箴言では、繰り返し正義と慈悲の大切さが語られる。
それでは、正義と慈悲の人は、いったい何を得るのだろうか。
時折そんなことを考えることがある。
そのことばズバリ書いてある一節があった。
Whoever pursues righteousness and love
finds life, prosperity and honor.
恵みと慈しみを追い求める人は
命と恵みと名誉を得る。
(箴言 第二十一章第二十一節 新共同訳)
正義と慈悲を追求する人は、
命を、義を、栄光を見出す。
(箴言 第二十一章第二十一節 自分訳)
ロデフ・ツェダカー・ヴァハーセッド・イムツァー・ハイーム・ツェダカー・ヴェハヴォッド
正義と慈悲を求めて生きていく人は、命と義と栄誉を得る。
一見当たり前のことのように思える。
しかし、この言葉は深いと思う。
というのは、正義と慈悲の人は、別にお金や地位を得るとは全く書いていないからだ。
正義と慈悲を実践したからといって、この世の世俗的な価値観や尺度では、必ずしも成功者の類に入るとは限らない。
中には、成功する人もいるかもしれないが、田中正造のように辛酸をなめ尽くす人もいるだろう。
しかし、箴言は、正義と慈悲の人は、命と義と栄誉は得ると断言する。
命とは、生命が魂から湧き出でて、生き生きとした人生が恵まれるということだと思う。
つまり、生き甲斐や心の喜びや納得・手ごたえのある人生ということだろう。
仮に地位や肩書や権力や財産があっても、生命が枯れ切っていれば何の意味もないかもしれない。

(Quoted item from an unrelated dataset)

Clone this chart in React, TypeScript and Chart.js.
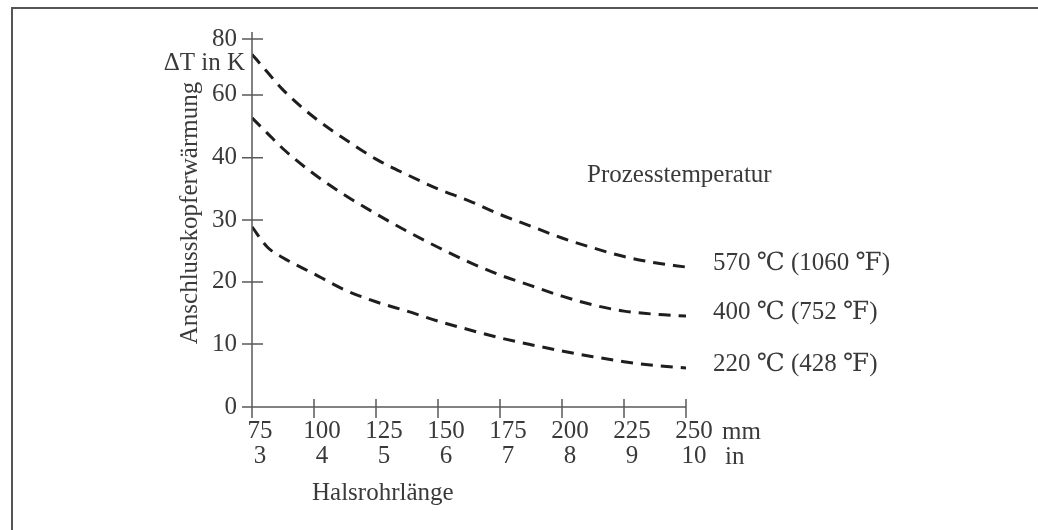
import React, { useEffect, useRef } from 'react';
import { Chart, LinearScale, registerables } from 'chart.js';

// ---- data ----
const lengthsMm = [75, 81.25, 87.5, 100, 112.5, 125, 137.5, 150, 162.5, 175, 187.5, 200, 212.5, 225, 237.5, 250];
const rise570 = [74.5, 68.1, 61.8, 52.9, 45.9, 39.8, 37.3, 35.0, 33.1, 30.9, 29.0, 27.1, 25.5, 24.1, 23.1, 22.4];
const rise400 = [52.7, 47.8, 42.9, 37.4, 34.0, 31.0, 28.2, 25.6, 23.2, 21.1, 19.4, 17.7, 16.3, 15.3, 14.8, 14.5];
const rise220 = [28.9, 25.6, 23.9, 21.3, 18.7, 16.8, 15.3, 13.7, 12.3, 11.0, 9.9, 8.9, 8.0, 7.2, 6.6, 6.2];
const seriesLabels = ['570 \u2103 (1060 \u2109)', '400 \u2103 (752 \u2109)', '220 \u2103 (428 \u2109)'];

const xTicksMm = [75, 100, 125, 150, 175, 200, 225, 250];
const xTicksIn = ['3', '4', '5', '6', '7', '8', '9', '10'];
const yTicks = [0, 10, 20, 30, 40, 60, 80];

// axis scale layout (the original axis is not evenly divided above 40)
const yBreakFractions = [0, 0.171, 0.34, 0.508, 0.677, 0.848, 1];

function valueToFraction(v: number) {
  for (let i = 0; i < yTicks.length - 1; i++) {
    const a = yTicks[i], b = yTicks[i + 1];
    if (v <= b || i === yTicks.length - 2) {
      const t = (v - a) / (b - a);
      return yBreakFractions[i] + t * (yBreakFractions[i + 1] - yBreakFractions[i]);
    }
  }
  return 0;
}
function fractionToValue(f: number) {
  for (let i = 0; i < yBreakFractions.length - 1; i++) {
    const a = yBreakFractions[i], b = yBreakFractions[i + 1];
    if (f <= b || i === yBreakFractions.length - 2) {
      const t = (f - a) / (b - a);
      return yTicks[i] + t * (yTicks[i + 1] - yTicks[i]);
    }
  }
  return 0;
}

class BrokenScale extends (LinearScale as any) {
  static id = 'broken';
  getPixelForValue(value: number) {
    if (value === null || value === undefined || isNaN(value)) return NaN;
    return (this as any).getPixelForDecimal(valueToFraction(value));
  }
  getValueForPixel(pixel: number) {
    return fractionToValue((this as any).getDecimalForPixel(pixel));
  }
}

Chart.register(...registerables, BrokenScale as any);

const FONT = "'Liberation Serif', 'DejaVu Serif', serif";
const TEXT = '#3a3a3a';
const AXIS = '#5a5a5a';
const LINE = '#1e1e1e';

const decor = {
  id: 'decor',
  afterDraw(chart: any) {
    const { ctx } = chart;
    const xs = chart.scales.x;
    const ys = chart.scales.y;
    ctx.save();
    // frame (top and left edges)
    ctx.strokeStyle = '#555';
    ctx.lineWidth = 2;
    ctx.beginPath();
    ctx.moveTo(12, 530);
    ctx.lineTo(12, 8);
    ctx.lineTo(1038, 8);
    ctx.stroke();

    const x0 = xs.getPixelForValue(xTicksMm[0]);
    const x1 = xs.getPixelForValue(xTicksMm[xTicksMm.length - 1]);
    const y0 = ys.getPixelForValue(0);
    const yTop = ys.getPixelForValue(80);
    ctx.strokeStyle = AXIS;
    ctx.lineWidth = 1.5;
    ctx.beginPath();
    ctx.moveTo(x0, yTop - 7);
    ctx.lineTo(x0, y0 + 11);
    ctx.moveTo(x0 - 10, y0);
    ctx.lineTo(x1, y0);
    for (const v of yTicks) {
      const py = ys.getPixelForValue(v);
      ctx.moveTo(x0 - 10, py);
      ctx.lineTo(x0 + 11, py);
    }
    for (const v of xTicksMm) {
      const px = xs.getPixelForValue(v);
      ctx.moveTo(px, y0 - 8);
      ctx.lineTo(px, y0 + 11);
    }
    ctx.stroke();

    // texts
    ctx.fillStyle = TEXT;
    ctx.font = `25px ${FONT}`;
    ctx.textBaseline = 'middle';
    ctx.textAlign = 'right';
    ctx.fillText('\u0394T in K', x0 - 7, yTop + 24);
    ctx.textAlign = 'left';
    ctx.fillText('mm', x1 + 36, y0 + 25);
    ctx.fillText('in', x1 + 39, y0 + 50);
    ctx.fillText('Halsrohrlänge', 312, y0 + 86);
    ctx.fillText('Prozesstemperatur', 587, 175);
    const ends = [rise570, rise400, rise220];
    ends.forEach((arr, i) => {
      const py = ys.getPixelForValue(arr[arr.length - 1]);
      ctx.fillText(seriesLabels[i], x1 + 27, py - 4);
    });
    // rotated y title
    ctx.save();
    ctx.translate(190, 213);
    ctx.rotate(-Math.PI / 2);
    ctx.textAlign = 'center';
    ctx.fillText('Anschlusskopferwärmung', 0, 0);
    ctx.restore();
    ctx.restore();
  },
};

export default function App() {
  const ref = useRef<HTMLCanvasElement | null>(null);
  useEffect(() => {
    if (!ref.current) return;
    const mk = (vals: number[]) => ({
      data: lengthsMm.map((x, i) => ({ x, y: vals[i] })),
      borderColor: LINE,
      borderWidth: 3,
      borderDash: [12, 8],
      pointRadius: 0,
      fill: false,
      cubicInterpolationMode: 'monotone' as const,
    });
    const chart = new Chart(ref.current, {
      type: 'line',
      data: {
        datasets: [
          { label: seriesLabels[0], ...mk(rise570) },
          { label: seriesLabels[1], ...mk(rise400) },
          { label: seriesLabels[2], ...mk(rise220) },
        ],
      },
      options: {
        responsive: false,
        animation: false,
        layout: { padding: { left: 0, top: 39, right: 352, bottom: 0 } },
        plugins: { legend: { display: false }, tooltip: { enabled: false } },
        scales: {
          x: {
            type: 'linear',
            min: 75,
            max: 250,
            afterBuildTicks: (s: any) => {
              s.ticks = xTicksMm.map((v) => ({ value: v }));
            },
            afterFit: (s: any) => {
              s.height = 123;
            },
            grid: { display: false, drawTicks: false },
            border: { display: false },
            ticks: {
              autoSkip: false,
              maxRotation: 0,
              padding: 12,
              labelOffset: 8,
              color: TEXT,
              font: { family: FONT, size: 25, lineHeight: 1.0 },
              callback: (_v: any, i: number) => [String(xTicksMm[i]), xTicksIn[i]],
            },
          },
          y: {
            type: 'broken' as any,
            min: 0,
            max: 80,
            afterBuildTicks: (s: any) => {
              s.ticks = yTicks.map((v) => ({ value: v }));
            },
            afterFit: (s: any) => {
              s.width = 252;
            },
            grid: { display: false, drawTicks: false },
            border: { display: false },
            ticks: {
              autoSkip: false,
              padding: 15,
              color: TEXT,
              font: { family: FONT, size: 25, lineHeight: 1.0 },
              callback: (v: any) => String(v),
            },
          },
        },
      },
      plugins: [decor],
    });
    return () => chart.destroy();
  }, []);
  return (
    <div style={{ position: 'fixed', left: 0, top: 0, width: 1038, height: 530, background: '#fff' }}>
      <canvas ref={ref} width={1038} height={530} />
    </div>
  );
}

世俗的な尺度のことには恵まれていても、本人はいたって退屈で、むなしく、疲れ果てて生きていくだけの人もいるだろう。
一方、命を見出した人は、いかなる境遇であろうと、命に満ちているのだと思う。
また、正義と慈悲を求めて生きる人は、義が与えられるとはどういうことだろう。
これはつまり、神から義とされるということだろう。
この場合の義(ツェダカー)というのは、古代イスラエルにおいてはあくまで神との関係において正しいということであり、人の尺度とはまた違うのだと思う。
神との関係において正しいこと、真理との関係において正しいこと。
それがなければ、本当のところで人は安心立命することができないのかもしれない。
死ぬ直前や死に際して、そのことはしばしば如実に現れるのかもしれない。
また、この一節で言う栄光・名誉というのは、おそらくは人から与えられるものというより、神から与えられるものなのだと思う。
神に嘉せられ、神に褒められるということだろう。
仏教・浄土真宗においては、仏の願いを聞いて念仏を称えて生きる人は、人に誉められるかどうかというより、諸仏が証誠し、称讃し、囲遶して守ってくださるということを説く。
本当に大切なことは、人のあてにもならぬ名声を求めるのではなく、お天道様がうなずいてくれる、あるいは神仏がうなずいてくれる、そういった生き方をしていくことなのだと思う。
一見シンプルな一節のようで、この箴言の一節は、金や名声や権力ではなく、正義と慈悲を求めることによって命と義と栄光という本当に大切なものを見出しなさい、と教えてくれる、とても大切な一節だと味わわれる。